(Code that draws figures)

==================================================

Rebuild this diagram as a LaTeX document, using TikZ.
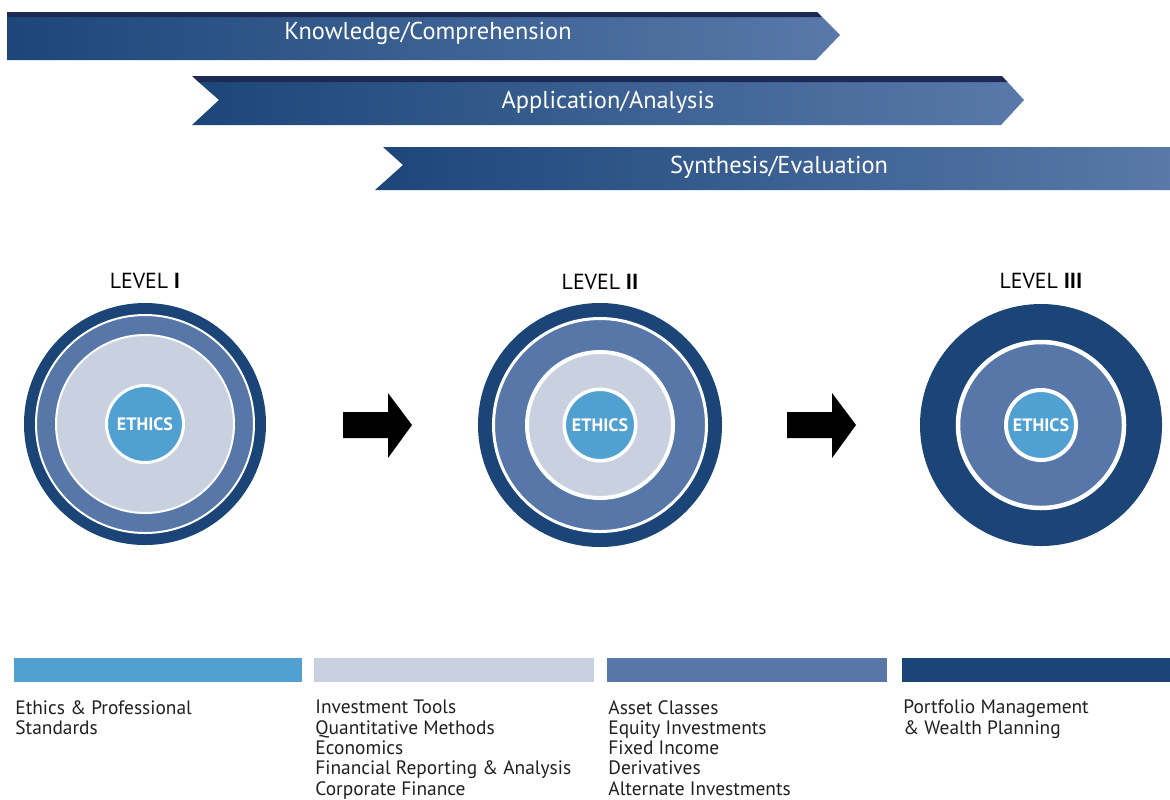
\documentclass[tikz,border=0pt]{standalone}
\usepackage{fontspec}
\setmainfont{PT Sans}
\usetikzlibrary{positioning}
\definecolor{navy}{HTML}{1B4577}
\definecolor{midblue}{HTML}{5677A8}
\definecolor{pale}{HTML}{C9D1E1}
\definecolor{ethblue}{HTML}{50A1D1}
\definecolor{stripe}{HTML}{1C2A55}
\definecolor{banL}{HTML}{1D4678}
\definecolor{banR}{HTML}{5879AA}
\definecolor{ink}{HTML}{231F20}
\tikzset{disc/.style={circle, inner sep=0pt, draw=white}}
\tikzset{eth/.style={text=white, font=\bfseries\fontsize{9}{9}\selectfont}}
\tikzset{bantxt/.style={text=white, inner sep=0pt, anchor=base, font=\fontsize{12.2}{14}\selectfont}}
\tikzset{lvl/.style={inner sep=0pt, text=black, font=\fontsize{10.9}{12}\selectfont}}
\tikzset{bar/.style={minimum height=12pt, inner sep=0pt, anchor=north west}}
\tikzset{topic/.style={align=left, inner sep=0pt, text=ink, font=\fontsize{9.7}{10.15}\selectfont}}
\tikzset{blockarrow/.pic={\fill (0,-13) -- (45,-13) -- (45,-32) -- (69,0) -- (45,33) -- (45,13) -- (0,13) -- cycle;}}

\begin{document}
\begin{tikzpicture}[x=0.5pt, y=-0.5pt]
    \useasboundingbox (0,0) rectangle (1170,799);

    % banners
    \shade[left color=banL, right color=banR] (7,17) -- (822,17) -- (840,35) -- (816,60) -- (7,60) -- cycle;
    \fill[stripe] (7,12) -- (817,12) -- (822,17) -- (7,17) -- cycle;
    \shade[left color=banL, right color=banR] (198.5,82) -- (1007.5,82) -- (1024,100) -- (1001,125) -- (192,125) -- (219,100) -- cycle;
    \fill[stripe] (192,76) -- (1002,76) -- (1007.5,82) -- (198.5,82) -- cycle;
    \shade[left color=banL, right color=banR] (383,147) -- (1170,147) -- (1170,190) -- (375,190) -- (403,165) -- cycle;

    \node[bantxt] (know) at (428,39) {Knowledge/Comprehension};
    \node[bantxt] (appl) at (608,108) {Application/Analysis};
    \node[bantxt] (synt) at (779,173) {Synthesis/Evaluation};

    % level I
    \node[disc, draw=none, fill=navy, minimum size=121pt] (c1) at (145,424) {};
    \node[disc, fill=midblue, line width=1pt, minimum size=109pt] (c1m) at (c1) {};
    \node[disc, fill=pale, line width=1pt, minimum size=89pt] (c1p) at (c1) {};
    \node[disc, eth, fill=ethblue, line width=1.5pt, minimum size=38.5pt] (c1e) at (c1) {ETHICS};
    \node[lvl, above=6.5pt of c1] (lab1) {LEVEL \textbf{I}};

    % level II
    \node[disc, draw=none, fill=navy, minimum size=122pt] (c2) at (600,425) {};
    \node[disc, fill=midblue, line width=1.5pt, minimum size=106.5pt] (c2m) at (c2) {};
    \node[disc, fill=pale, line width=2pt, minimum size=73pt] (c2p) at (c2) {};
    \node[disc, eth, fill=ethblue, line width=1.75pt, minimum size=35.75pt] (c2e) at (c2) {ETHICS};
    \node[lvl, above=6pt of c2] (lab2) {LEVEL \textbf{II}};

    % level III
    \node[disc, draw=none, fill=navy, minimum size=121pt] (c3) at (1041,425) {};
    \node[disc, fill=midblue, line width=2.25pt, minimum size=83pt] (c3m) at (c3) {};
    \node[disc, eth, fill=ethblue, line width=2pt, minimum size=35pt] (c3e) at (c3) {ETHICS};
    \node[lvl, above=7pt of c3] (lab3) {LEVEL \textbf{III}};

    \pic at (343,425) {blockarrow};
    \pic at (787,425) {blockarrow};

    % legend
    \node[bar, fill=ethblue, minimum width=144pt] (b1) at (14,658) {};
    \node[bar, fill=pale, minimum width=140pt] (b2) at (314,658) {};
    \node[bar, fill=midblue, minimum width=140pt] (b3) at (607,658) {};
    \node[bar, fill=navy, minimum width=134pt] (b4) at (902,658) {};

    \node[topic, below right=8.5pt and 0.5pt of b1.south west] (d1) {Ethics \& Professional\\Standards};
    \node[topic, below right=8.5pt and 0.5pt of b2.south west] (d2) {Investment Tools\\Quantitative Methods\\Economics\\Financial Reporting \& Analysis\\Corporate Finance};
    \node[topic, below right=8.5pt and 0.5pt of b3.south west] (d3) {Asset Classes\\Equity Investments\\Fixed Income\\Derivatives\\Alternate Investments};
    \node[topic, below right=8.5pt and 0.5pt of b4.south west] (d4) {Portfolio Management\\\& Wealth Planning};
\end{tikzpicture}
\end{document}
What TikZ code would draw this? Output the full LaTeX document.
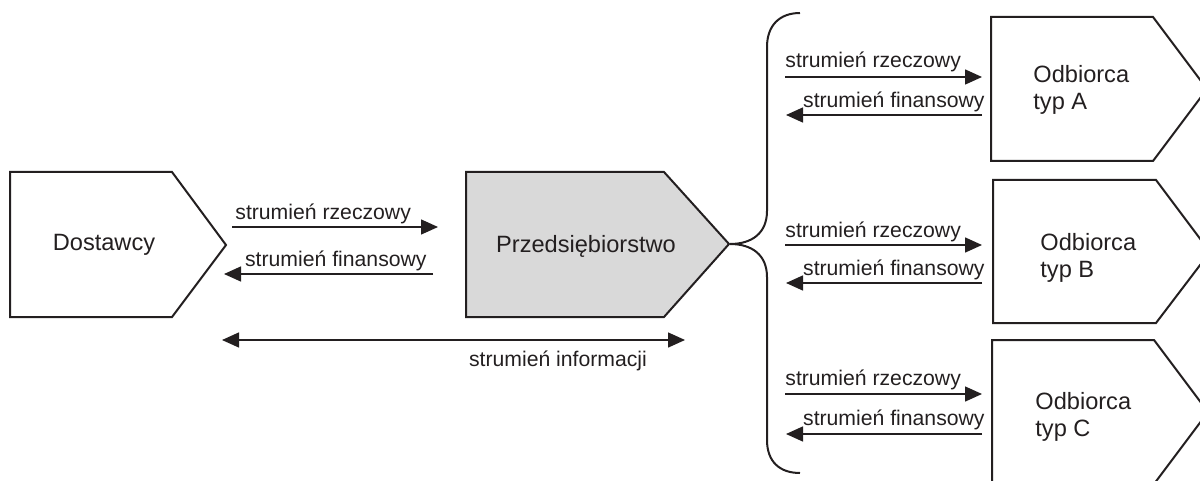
\documentclass[tikz,border=0pt]{standalone}
\usepackage{fontspec}
\setmainfont{Liberation Sans}
\usetikzlibrary{arrows.meta}
\definecolor{ink}{HTML}{231F20}
\definecolor{boxgray}{HTML}{D9D9D9}
\tikzset{
  box/.style={draw=ink, line width=1pt, line join=miter},
  flow/.style={draw=ink, line width=0.75pt, -{Triangle[length=8.5pt,width=7.5pt]}},
  biflow/.style={draw=ink, line width=0.75pt, {Triangle[length=8.5pt,width=7.5pt]}-{Triangle[length=8.5pt,width=7.5pt]}},
  lbl/.style={inner sep=0pt, text=ink, font=\fontsize{10.6}{12}\selectfont},
  big/.style={inner sep=0pt, text=ink, font=\fontsize{11.8}{13.5}\selectfont, align=left},
}
\begin{document}
\begin{tikzpicture}[x=0.5pt,y=-0.5pt]
\useasboundingbox (0,0) rectangle (1200,481);
\clip (0,0) rectangle (1200,481);
% Dostawcy
\draw[box] (10,172) -- (172,172) -- (226,245) -- (172,317) -- (10,317) -- cycle;
\node[big] (dost) at (104,245) {Dostawcy};
% Przedsiebiorstwo
\draw[box, fill=boxgray] (466,172) -- (664,172) -- (729,244) -- (664,317) -- (466,317) -- cycle;
\node[big] (przed) at (586,246) {Przedsiębiorstwo};
% arrows left
\coordinate (l1a) at (232,227); \coordinate (l1b) at (438,227);
\coordinate (l2a) at (433,274); \coordinate (l2b) at (224,274);
\draw[flow] (l1a) -- (l1b);
\draw[flow] (l2a) -- (l2b);
\node[lbl, anchor=base west] (t1) at (235,220) {strumień rzeczowy};
\node[lbl, anchor=base east] (t2) at (427,266) {strumień finansowy};
% info
\coordinate (ia) at (222,340); \coordinate (ib) at (685,340);
\draw[biflow] (ia) -- (ib);
\node[lbl, anchor=base] (ti) at (558,366) {strumień informacji};
% brace
\coordinate (tip) at (730,244);
\draw[ink, line width=1pt] (800,13) .. controls (780,13) and (767,25) .. (767,47) -- (767,211)
  .. controls (767,233) and (752,244) .. (tip)
  .. controls (752,244) and (767,255) .. (767,277) -- (767,440)
  .. controls (767,462) and (780,473) .. (800,473);
% right arrows
\foreach \n/\ya/\yb/\ba/\bb in {A/77/115/68/108, B/245/283/237/275, C/394/434/385/425}{
  \coordinate (r\n a) at (785,\ya); \coordinate (r\n b) at (982,\ya);
  \coordinate (f\n a) at (982,\yb); \coordinate (f\n b) at (786,\yb);
  \draw[flow] (r\n a) -- (r\n b);
  \draw[flow] (f\n a) -- (f\n b);
  \node[lbl, anchor=base west] (tr\n) at (785,\ba) {strumień rzeczowy};
  \node[lbl, anchor=base east] (tf\n) at (985,\bb) {strumień finansowy};
}
% Odbiorcy
\draw[box] (991,17) -- (1153,17) -- (1207,89) -- (1153,161) -- (991,161) -- cycle;
\node[big, anchor=west] (oA) at (1033,90) {Odbiorca\\typ A};
\draw[box] (993,180) -- (1156,180) -- (1210,252) -- (1156,323) -- (993,323) -- cycle;
\node[big, anchor=west] (oB) at (1040,258) {Odbiorca\\typ B};
\draw[box] (992,340) -- (1154,340) -- (1208,412) -- (1154,484) -- (992,484) -- cycle;
\node[big, anchor=west] (oC) at (1035,417) {Odbiorca\\typ C};
\end{tikzpicture}
\end{document}
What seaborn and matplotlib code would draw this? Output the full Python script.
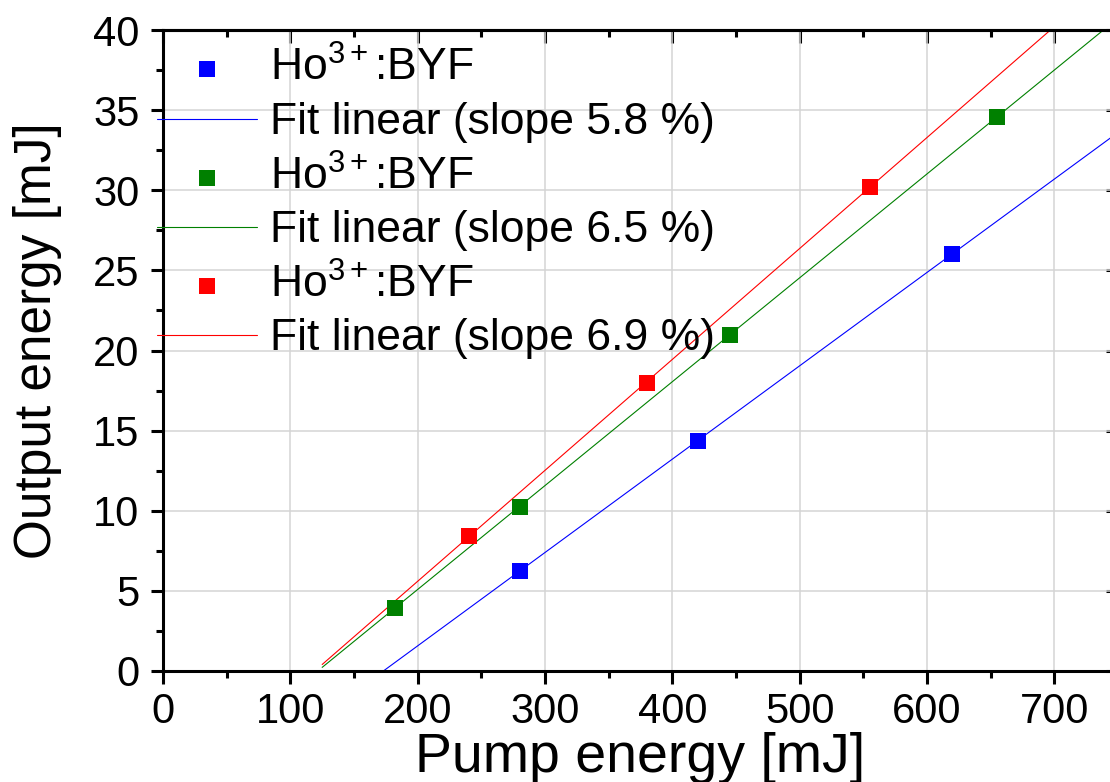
import numpy as np
import pandas as pd
import matplotlib
matplotlib.use("Agg")
import matplotlib.pyplot as plt
from matplotlib.ticker import MultipleLocator
import seaborn as sns

# ---- data ----
pump_blue = [280, 420, 620]
out_blue = [6.25, 14.35, 26.05]
pump_green = [182, 280, 445, 655]
out_green = [3.95, 10.25, 20.95, 34.6]
pump_red = [240, 380, 555]
out_red = [8.4, 18.0, 30.2]
fit_range = [125, 750]
point_label = "Ho$^{3+}$:BYF"
fit_labels = ["Fit linear (slope 5.8 %)", "Fit linear (slope 6.5 %)", "Fit linear (slope 6.9 %)"]
colors = ["#0000ff", "#008000", "#ff0000"]
x_label = "Pump energy [mJ]"
y_label = "Output energy [mJ]"

sns.set_style("ticks")
plt.rcParams["font.family"] = ["Liberation Sans", "DejaVu Sans"]
plt.rcParams["mathtext.fontset"] = "custom"
plt.rcParams["mathtext.rm"] = "Liberation Sans"
plt.rcParams["mathtext.it"] = "Liberation Sans:italic"
plt.rcParams["mathtext.bf"] = "Liberation Sans:bold"
plt.rcParams["mathtext.default"] = "regular"
for key in ["text.color", "axes.labelcolor", "xtick.color", "ytick.color", "axes.edgecolor"]:
    plt.rcParams[key] = "black"

fig = plt.figure(figsize=(11.1, 7.82), dpi=100)
W, H = 1110, 782
ax_l, ax_r, ax_t, ax_b = 163, 1118, 30, 671
ax = fig.add_axes([ax_l / W, (H - ax_b) / H, (ax_r - ax_l) / W, (ax_b - ax_t) / H])

series = [(pump_blue, out_blue), (pump_green, out_green), (pump_red, out_red)]
fx = np.array(fit_range, dtype=float)
for (px, py), col, flab in zip(series, colors, fit_labels):
    df = pd.DataFrame({"x": px, "y": py})
    sns.scatterplot(data=df, x="x", y="y", marker="s", s=125, color=col,
                    linewidth=0, ax=ax, zorder=3, label=point_label, legend=False)
    k, b = np.polyfit(px, py, 1)
    fdf = pd.DataFrame({"x": fx, "y": k * fx + b})
    sns.lineplot(data=fdf, x="x", y="y", color=col, linewidth=0.8, ax=ax,
                 label=flab, legend=False, zorder=2)

ax.set_xlim(0, 750)
ax.set_ylim(0, 40)
ax.xaxis.set_major_locator(MultipleLocator(100))
ax.xaxis.set_minor_locator(MultipleLocator(50))
ax.yaxis.set_major_locator(MultipleLocator(5))
ax.yaxis.set_minor_locator(MultipleLocator(2.5))
ax.grid(True, which="major", color="#d4d4d4", linewidth=1.1)
ax.set_axisbelow(True)

for sp in ax.spines.values():
    sp.set_linewidth(2.2)
    sp.set_visible(True)
    sp.set_color("black")

ax.tick_params(axis="both", which="major", direction="out", length=9, width=2.2,
               labelsize=30, pad=6, color="black", labelcolor="black", top=False, right=False)
ax.tick_params(axis="y", which="major", pad=8)
ax.tick_params(axis="both", which="minor", direction="out", length=5, width=2.2,
               color="black", top=False, right=False)

# top / right ticks pointing inward
axt = ax.secondary_xaxis("top")
axt.xaxis.set_major_locator(MultipleLocator(100))
axt.xaxis.set_minor_locator(MultipleLocator(50))
axt.tick_params(axis="x", which="major", direction="in", length=9, width=2.2, labeltop=False)
axt.tick_params(axis="x", which="minor", direction="in", length=5, width=2.2, labeltop=False)
axt.spines["top"].set_linewidth(2.2)
axr = ax.secondary_yaxis("right")
axr.yaxis.set_major_locator(MultipleLocator(5))
axr.yaxis.set_minor_locator(MultipleLocator(2.5))
axr.tick_params(axis="y", which="major", direction="in", length=9, width=2.2, labelright=False)
axr.tick_params(axis="y", which="minor", direction="in", length=5, width=2.2, labelright=False)
axr.spines["right"].set_linewidth(2.2)

ax.set_xlabel(x_label, fontsize=40, labelpad=0)
ax.set_ylabel(y_label, fontsize=37, labelpad=22)
ax.yaxis.label.set_y(0.515)

h, l = ax.get_legend_handles_labels()
leg = ax.legend(h, l, loc="upper left", bbox_to_anchor=(157 / W, 1 - 47 / H),
                bbox_transform=fig.transFigure, frameon=False, fontsize=32,
                borderaxespad=0, borderpad=0, handlelength=2.25, handletextpad=0.3,
                labelspacing=0.27, scatterpoints=1)

fig.savefig("out.png", dpi=100)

==================================================

Brief |
Up in the listing, locate the line with "What seaborn and"; print it and every line after it down to the line with "import seaborn as sns", which is included too. Skip the pictures.

Response for this exercise |
What seaborn and matplotlib code would draw this? Output the full Python script.
import numpy as np
import pandas as pd
import matplotlib
matplotlib.use("Agg")
import matplotlib.pyplot as plt
from matplotlib.ticker import MultipleLocator
import seaborn as sns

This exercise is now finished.